When a fighting rooster sees another bird, the "fight or flight" response is triggered and goes haywire because of a combination of trauma and lack of socialization. Jones said that cockfighting birds have often been injected with testosterone or methamphetamines to make them respond to a fearful situation in a deranged way. When these birds start the rehabilitation process their nervous systems are completely shocked.

USDA requires all of the birds to be banded before crossing state lines Amy Kraft/CBS News

The first step in rooster rehab is to establish a safe space for each bird where they are able to observe other roosters without being attacked or being able to attack.
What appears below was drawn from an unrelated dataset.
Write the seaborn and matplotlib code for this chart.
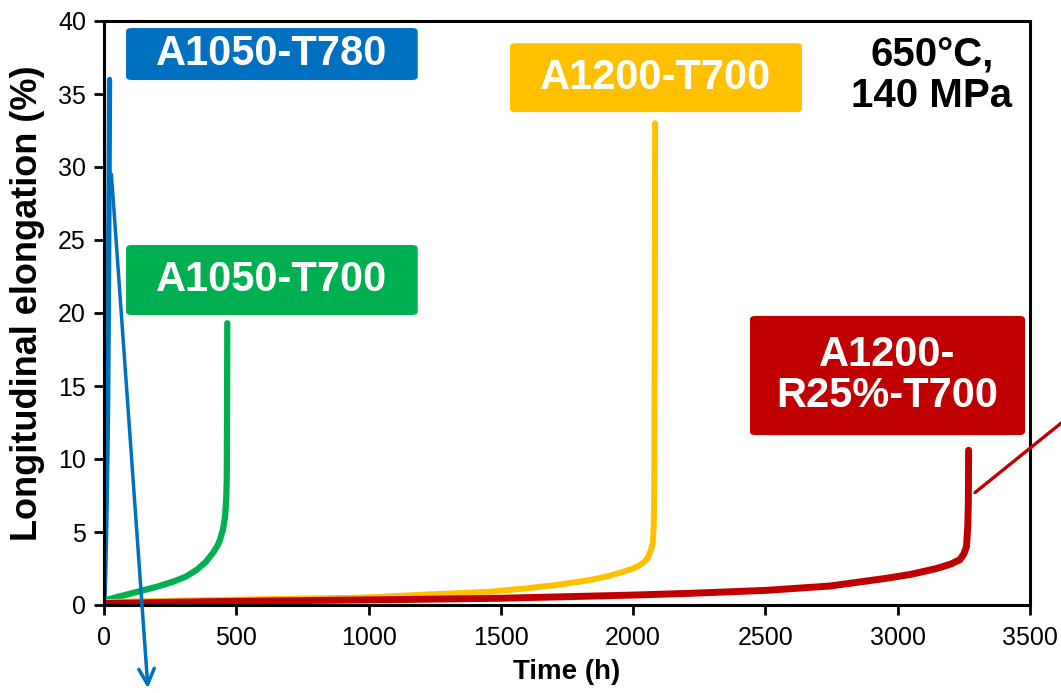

VINE (which stands for "Veganism Is the Next Evolution") has rehab cages scattered throughout the property for the roosters to sit and observe the land. "In observing other birds they get the socialization they missed out on as chicks," Jones said. Volunteers also spend time with the roosters, soothing them and helping them to feel less afraid when they see another bird.

At night the birds sleep in carriers in the coop near other birds.

Once the birds can tolerate seeing and hearing another rooster without panicking, they are allowed freedom out of the cage, but under supervision. If the rooster starts a fight while it is out of the cage, it goes back in to calm down. "We reward for good behavior by letting them out of the cage until he starts a fight," Jones said.

The process is continued until the rooster demonstrates that it won't fight anymore, which takes anywhere from a few days to a couple of months.

Like humans, roosters have individual personalities and may metaphorically butt heads with another in the coop. (Roosters typically resolve conflicts in a non-violent way, similar to a dance-off or rap battle.) If a conflict can not be resolved, volunteers will separate the birds in different coops.

"We have several different coops and enough space for roosters to spread out, so a lone rooster can go off on his own and spend the day by himself," Jones said. "Sometimes we build somebody his own place to sleep."

Jones said the sanctuary has a 100 percent success rate with rehabilitating roosters, but their efforts only put a dent in an enormous problem. "[Cockfighting] busts turn up hundreds of birds, more birds than any sanctuary can take in," she told CBS News. "Just making it illegal hasn't worked. Additional interventions are necessary."